[Entries with chart source code]
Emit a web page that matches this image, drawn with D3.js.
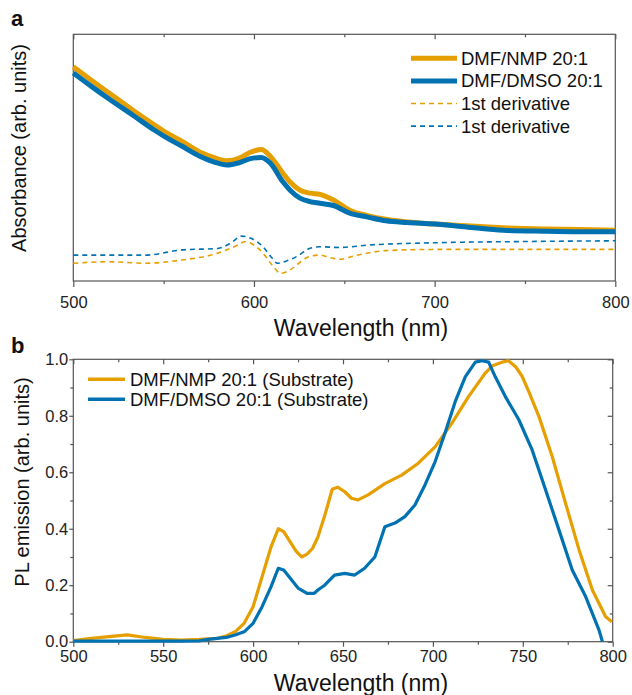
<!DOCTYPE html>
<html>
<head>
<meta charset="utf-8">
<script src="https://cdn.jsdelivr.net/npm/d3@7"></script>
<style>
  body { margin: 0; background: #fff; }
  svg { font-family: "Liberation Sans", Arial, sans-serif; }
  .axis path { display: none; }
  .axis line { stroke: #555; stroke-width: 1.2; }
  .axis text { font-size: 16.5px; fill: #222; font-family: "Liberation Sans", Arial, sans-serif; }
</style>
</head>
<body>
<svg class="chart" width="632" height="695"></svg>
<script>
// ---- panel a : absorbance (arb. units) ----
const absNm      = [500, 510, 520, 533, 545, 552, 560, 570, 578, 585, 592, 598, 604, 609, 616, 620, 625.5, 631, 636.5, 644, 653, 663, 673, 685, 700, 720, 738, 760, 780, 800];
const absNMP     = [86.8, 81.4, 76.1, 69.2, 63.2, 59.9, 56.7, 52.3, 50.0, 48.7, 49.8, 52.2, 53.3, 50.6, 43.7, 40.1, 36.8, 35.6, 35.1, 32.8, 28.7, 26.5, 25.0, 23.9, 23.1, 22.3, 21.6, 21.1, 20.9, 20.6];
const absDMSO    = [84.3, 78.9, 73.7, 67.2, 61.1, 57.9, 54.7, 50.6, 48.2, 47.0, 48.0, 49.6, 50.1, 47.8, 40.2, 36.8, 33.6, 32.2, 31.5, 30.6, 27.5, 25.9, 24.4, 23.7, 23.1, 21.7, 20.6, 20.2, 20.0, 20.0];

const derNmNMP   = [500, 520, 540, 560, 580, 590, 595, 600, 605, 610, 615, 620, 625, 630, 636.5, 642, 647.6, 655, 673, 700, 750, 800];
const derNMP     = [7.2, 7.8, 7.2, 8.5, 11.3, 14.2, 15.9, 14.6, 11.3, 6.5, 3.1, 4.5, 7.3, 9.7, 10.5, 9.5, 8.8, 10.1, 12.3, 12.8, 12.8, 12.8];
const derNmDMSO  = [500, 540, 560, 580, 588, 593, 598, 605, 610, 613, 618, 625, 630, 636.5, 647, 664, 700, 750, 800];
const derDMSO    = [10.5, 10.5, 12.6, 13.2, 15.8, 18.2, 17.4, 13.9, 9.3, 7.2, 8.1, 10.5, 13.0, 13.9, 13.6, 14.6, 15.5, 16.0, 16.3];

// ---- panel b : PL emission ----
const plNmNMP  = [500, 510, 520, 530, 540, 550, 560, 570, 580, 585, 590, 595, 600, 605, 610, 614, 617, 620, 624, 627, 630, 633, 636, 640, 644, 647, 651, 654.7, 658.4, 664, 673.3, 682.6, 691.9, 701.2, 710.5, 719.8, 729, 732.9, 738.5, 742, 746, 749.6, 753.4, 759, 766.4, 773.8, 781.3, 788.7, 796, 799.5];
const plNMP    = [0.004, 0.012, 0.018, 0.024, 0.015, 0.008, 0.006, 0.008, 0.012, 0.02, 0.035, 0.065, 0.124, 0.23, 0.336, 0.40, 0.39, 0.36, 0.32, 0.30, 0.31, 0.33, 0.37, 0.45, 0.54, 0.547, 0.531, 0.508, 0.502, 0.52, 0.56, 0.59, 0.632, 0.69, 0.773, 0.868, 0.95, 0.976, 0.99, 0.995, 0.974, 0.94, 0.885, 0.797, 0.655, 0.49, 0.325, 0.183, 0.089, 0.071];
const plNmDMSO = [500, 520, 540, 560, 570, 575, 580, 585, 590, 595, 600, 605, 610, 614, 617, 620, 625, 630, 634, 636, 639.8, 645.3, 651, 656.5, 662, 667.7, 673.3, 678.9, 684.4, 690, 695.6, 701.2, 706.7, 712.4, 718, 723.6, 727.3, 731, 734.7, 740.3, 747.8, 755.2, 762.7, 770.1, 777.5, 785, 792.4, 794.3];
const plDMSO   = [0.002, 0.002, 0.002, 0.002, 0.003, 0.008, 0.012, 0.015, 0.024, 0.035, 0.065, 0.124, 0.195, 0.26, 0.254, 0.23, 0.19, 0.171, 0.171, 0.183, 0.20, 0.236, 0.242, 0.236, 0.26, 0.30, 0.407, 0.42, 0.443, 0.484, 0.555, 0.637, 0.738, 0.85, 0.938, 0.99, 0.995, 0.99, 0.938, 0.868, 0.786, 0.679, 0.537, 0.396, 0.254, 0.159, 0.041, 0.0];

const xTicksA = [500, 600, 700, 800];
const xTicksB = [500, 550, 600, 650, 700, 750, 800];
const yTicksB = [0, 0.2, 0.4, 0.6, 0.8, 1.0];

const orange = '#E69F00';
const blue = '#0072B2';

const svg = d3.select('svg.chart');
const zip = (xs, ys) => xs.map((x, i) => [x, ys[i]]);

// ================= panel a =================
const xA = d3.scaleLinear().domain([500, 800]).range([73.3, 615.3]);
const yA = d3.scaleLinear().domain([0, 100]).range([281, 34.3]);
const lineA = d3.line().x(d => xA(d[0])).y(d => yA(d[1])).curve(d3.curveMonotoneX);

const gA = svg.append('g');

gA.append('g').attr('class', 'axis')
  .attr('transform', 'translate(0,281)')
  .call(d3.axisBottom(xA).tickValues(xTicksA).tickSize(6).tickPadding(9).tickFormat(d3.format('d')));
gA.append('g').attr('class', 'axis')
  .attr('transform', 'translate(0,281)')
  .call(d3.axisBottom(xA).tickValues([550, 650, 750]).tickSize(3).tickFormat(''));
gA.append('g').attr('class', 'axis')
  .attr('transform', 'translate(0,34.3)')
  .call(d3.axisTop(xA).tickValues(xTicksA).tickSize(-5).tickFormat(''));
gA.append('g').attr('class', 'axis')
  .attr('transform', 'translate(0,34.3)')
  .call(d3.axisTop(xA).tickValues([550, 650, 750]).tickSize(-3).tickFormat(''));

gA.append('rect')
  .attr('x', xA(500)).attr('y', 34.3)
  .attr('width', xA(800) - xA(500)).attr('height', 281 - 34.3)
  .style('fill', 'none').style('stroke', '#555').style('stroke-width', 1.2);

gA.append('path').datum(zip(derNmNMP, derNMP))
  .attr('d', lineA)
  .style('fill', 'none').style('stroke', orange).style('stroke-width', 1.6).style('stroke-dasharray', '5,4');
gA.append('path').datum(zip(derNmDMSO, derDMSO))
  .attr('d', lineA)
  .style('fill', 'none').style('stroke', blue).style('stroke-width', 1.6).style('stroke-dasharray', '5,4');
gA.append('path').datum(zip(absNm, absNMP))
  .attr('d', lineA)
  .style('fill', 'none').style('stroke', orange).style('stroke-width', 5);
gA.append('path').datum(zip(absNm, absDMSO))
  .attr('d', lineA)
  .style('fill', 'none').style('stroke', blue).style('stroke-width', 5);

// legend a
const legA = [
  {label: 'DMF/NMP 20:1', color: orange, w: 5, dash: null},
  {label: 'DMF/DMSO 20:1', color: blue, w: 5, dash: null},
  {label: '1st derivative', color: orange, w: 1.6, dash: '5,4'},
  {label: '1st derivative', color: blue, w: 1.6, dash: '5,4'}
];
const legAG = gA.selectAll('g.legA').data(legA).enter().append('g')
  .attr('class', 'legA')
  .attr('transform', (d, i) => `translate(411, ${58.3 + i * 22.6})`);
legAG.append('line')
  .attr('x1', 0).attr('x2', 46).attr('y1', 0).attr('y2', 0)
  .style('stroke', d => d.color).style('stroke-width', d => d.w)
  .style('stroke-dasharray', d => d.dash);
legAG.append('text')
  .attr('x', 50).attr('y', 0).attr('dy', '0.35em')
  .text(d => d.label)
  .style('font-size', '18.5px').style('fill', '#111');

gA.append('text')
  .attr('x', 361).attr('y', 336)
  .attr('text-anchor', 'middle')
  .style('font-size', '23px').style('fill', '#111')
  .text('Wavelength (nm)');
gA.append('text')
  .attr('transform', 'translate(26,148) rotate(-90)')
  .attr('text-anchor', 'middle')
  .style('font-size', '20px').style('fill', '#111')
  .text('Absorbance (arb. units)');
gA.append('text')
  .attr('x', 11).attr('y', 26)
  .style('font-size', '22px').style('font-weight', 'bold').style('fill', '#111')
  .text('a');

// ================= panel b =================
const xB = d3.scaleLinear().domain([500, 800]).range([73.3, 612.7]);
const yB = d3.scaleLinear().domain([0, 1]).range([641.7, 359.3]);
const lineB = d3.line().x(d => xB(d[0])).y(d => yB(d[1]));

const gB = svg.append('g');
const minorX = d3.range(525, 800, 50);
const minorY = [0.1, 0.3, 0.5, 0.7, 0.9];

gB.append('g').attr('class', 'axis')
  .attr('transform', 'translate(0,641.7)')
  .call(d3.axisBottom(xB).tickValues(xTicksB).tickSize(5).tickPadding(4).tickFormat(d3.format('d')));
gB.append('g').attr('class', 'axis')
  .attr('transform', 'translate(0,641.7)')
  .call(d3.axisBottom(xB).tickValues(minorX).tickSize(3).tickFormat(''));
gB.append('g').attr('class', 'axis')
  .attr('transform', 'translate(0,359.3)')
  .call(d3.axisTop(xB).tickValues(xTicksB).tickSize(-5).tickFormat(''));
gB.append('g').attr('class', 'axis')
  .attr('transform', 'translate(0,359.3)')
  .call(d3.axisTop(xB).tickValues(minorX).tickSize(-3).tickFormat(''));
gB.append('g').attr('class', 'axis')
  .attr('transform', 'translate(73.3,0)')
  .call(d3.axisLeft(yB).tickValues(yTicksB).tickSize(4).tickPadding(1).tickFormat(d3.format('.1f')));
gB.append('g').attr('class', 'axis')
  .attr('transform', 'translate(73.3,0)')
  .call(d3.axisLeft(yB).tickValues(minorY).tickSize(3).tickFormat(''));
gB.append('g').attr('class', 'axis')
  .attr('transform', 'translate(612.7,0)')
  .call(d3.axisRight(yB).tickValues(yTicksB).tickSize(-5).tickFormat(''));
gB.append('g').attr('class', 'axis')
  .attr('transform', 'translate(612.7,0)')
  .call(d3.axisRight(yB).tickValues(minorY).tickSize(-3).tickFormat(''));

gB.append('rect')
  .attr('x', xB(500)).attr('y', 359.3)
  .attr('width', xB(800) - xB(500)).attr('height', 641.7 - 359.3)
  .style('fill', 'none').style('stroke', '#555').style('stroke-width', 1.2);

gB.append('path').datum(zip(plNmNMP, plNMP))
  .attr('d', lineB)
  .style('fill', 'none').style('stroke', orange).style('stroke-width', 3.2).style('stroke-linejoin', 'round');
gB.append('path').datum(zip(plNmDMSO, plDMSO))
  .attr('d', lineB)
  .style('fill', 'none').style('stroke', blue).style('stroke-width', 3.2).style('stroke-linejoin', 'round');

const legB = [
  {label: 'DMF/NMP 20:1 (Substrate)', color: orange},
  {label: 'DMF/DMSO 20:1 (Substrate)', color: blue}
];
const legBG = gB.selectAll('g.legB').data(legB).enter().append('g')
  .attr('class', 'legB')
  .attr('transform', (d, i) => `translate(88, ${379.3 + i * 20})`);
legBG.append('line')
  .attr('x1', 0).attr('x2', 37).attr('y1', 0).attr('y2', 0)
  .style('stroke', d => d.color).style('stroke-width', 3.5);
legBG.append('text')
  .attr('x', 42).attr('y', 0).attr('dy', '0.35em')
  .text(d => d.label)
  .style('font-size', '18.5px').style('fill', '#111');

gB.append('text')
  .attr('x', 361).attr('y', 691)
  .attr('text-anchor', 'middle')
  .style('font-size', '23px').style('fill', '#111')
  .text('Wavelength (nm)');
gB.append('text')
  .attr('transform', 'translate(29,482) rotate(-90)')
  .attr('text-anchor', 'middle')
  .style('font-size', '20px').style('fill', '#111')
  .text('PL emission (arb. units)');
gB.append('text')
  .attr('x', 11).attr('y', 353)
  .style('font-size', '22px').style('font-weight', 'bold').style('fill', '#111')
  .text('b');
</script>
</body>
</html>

...

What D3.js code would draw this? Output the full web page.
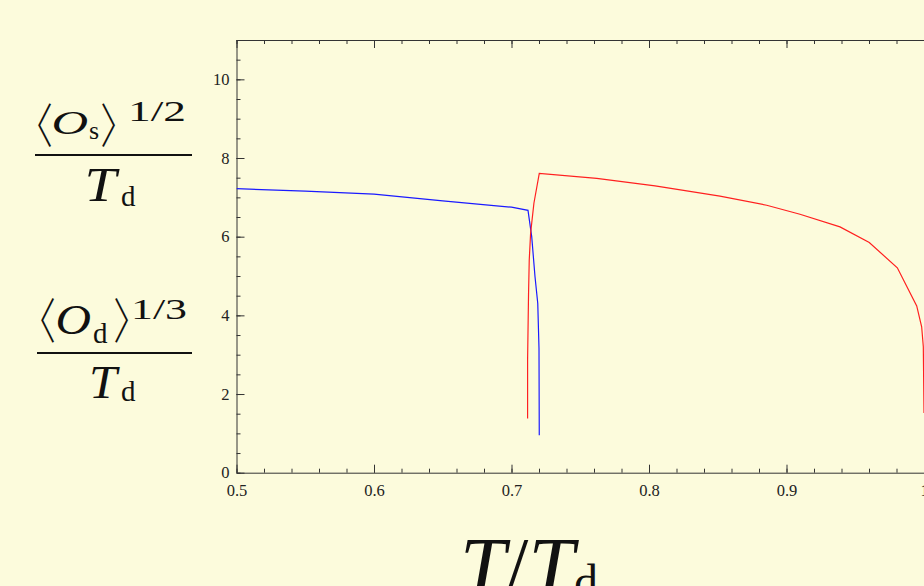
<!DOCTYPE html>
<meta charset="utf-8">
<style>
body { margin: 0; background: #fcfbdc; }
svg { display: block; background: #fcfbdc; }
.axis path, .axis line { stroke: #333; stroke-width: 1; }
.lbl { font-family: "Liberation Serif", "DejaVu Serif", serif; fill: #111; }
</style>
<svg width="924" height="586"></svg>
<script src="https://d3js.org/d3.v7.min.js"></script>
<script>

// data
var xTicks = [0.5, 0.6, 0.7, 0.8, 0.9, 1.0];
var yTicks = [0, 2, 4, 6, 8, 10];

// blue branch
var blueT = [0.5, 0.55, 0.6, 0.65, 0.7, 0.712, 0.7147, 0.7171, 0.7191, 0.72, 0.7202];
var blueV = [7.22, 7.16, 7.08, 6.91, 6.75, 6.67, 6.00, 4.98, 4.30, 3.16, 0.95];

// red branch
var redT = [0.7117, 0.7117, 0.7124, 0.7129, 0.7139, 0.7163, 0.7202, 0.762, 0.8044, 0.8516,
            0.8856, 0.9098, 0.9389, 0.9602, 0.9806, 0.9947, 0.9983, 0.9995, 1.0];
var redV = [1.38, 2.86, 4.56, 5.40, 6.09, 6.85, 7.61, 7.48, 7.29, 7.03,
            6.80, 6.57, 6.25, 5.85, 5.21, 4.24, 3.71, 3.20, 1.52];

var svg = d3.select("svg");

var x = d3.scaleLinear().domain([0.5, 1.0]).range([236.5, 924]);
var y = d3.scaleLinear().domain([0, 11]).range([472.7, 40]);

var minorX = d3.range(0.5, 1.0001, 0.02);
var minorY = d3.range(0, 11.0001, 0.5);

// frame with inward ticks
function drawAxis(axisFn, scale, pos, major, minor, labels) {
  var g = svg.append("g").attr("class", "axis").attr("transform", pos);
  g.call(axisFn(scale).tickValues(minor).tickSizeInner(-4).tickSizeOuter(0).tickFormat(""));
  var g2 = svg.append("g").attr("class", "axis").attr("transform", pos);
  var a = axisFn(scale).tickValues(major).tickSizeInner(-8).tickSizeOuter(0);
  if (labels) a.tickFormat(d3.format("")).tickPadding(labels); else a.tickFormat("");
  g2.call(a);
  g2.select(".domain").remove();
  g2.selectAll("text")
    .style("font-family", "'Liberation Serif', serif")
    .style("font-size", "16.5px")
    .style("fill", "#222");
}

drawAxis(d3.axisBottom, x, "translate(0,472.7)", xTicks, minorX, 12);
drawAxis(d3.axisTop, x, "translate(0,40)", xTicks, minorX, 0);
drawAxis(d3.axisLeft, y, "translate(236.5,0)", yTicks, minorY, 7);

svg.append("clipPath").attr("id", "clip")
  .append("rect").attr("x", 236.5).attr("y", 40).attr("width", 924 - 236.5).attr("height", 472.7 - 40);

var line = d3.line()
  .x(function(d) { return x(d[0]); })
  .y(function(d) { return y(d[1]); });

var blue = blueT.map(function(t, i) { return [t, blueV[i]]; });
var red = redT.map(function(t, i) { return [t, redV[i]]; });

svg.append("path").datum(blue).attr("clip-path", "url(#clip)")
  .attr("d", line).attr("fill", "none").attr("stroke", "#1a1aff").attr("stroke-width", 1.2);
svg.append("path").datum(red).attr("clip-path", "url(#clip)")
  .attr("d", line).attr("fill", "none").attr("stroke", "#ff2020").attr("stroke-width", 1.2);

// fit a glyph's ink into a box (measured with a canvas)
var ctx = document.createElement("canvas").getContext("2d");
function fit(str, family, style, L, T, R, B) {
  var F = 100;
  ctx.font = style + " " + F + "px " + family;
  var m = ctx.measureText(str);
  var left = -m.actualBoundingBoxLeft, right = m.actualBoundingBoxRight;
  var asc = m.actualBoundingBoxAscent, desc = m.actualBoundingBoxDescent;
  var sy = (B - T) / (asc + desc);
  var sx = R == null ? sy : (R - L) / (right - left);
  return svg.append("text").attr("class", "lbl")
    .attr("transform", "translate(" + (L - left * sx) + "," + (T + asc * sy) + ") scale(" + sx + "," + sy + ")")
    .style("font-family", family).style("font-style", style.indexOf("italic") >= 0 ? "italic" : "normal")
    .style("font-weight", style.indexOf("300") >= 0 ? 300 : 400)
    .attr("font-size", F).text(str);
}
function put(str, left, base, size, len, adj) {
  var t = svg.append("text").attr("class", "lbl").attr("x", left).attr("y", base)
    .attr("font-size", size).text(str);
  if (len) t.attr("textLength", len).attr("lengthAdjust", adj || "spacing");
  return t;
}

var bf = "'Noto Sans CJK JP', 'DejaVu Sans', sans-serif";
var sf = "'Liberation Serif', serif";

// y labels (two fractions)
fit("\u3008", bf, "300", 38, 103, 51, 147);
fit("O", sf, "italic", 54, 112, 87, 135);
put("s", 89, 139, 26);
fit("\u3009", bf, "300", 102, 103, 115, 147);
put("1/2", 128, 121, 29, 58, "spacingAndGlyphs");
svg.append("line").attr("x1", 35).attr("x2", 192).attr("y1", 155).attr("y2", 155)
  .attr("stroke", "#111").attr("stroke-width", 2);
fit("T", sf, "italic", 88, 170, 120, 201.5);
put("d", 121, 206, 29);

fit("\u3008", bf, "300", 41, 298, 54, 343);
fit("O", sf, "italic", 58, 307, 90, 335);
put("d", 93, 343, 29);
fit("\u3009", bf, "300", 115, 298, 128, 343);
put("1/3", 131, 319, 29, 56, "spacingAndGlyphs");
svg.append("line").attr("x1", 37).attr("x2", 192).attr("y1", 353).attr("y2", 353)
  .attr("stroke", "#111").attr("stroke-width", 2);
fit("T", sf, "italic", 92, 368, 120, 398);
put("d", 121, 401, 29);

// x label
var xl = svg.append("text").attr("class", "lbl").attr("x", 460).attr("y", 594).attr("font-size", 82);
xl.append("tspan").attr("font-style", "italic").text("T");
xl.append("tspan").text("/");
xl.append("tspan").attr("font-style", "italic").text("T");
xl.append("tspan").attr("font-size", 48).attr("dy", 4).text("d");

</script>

## GOAL
Look for "this" and pull out every line that has it.

## PROBLEM SOLUTION
Emit a web page that matches this image, drawn with D3.js.
What D3.js code would draw this? Output the full web page.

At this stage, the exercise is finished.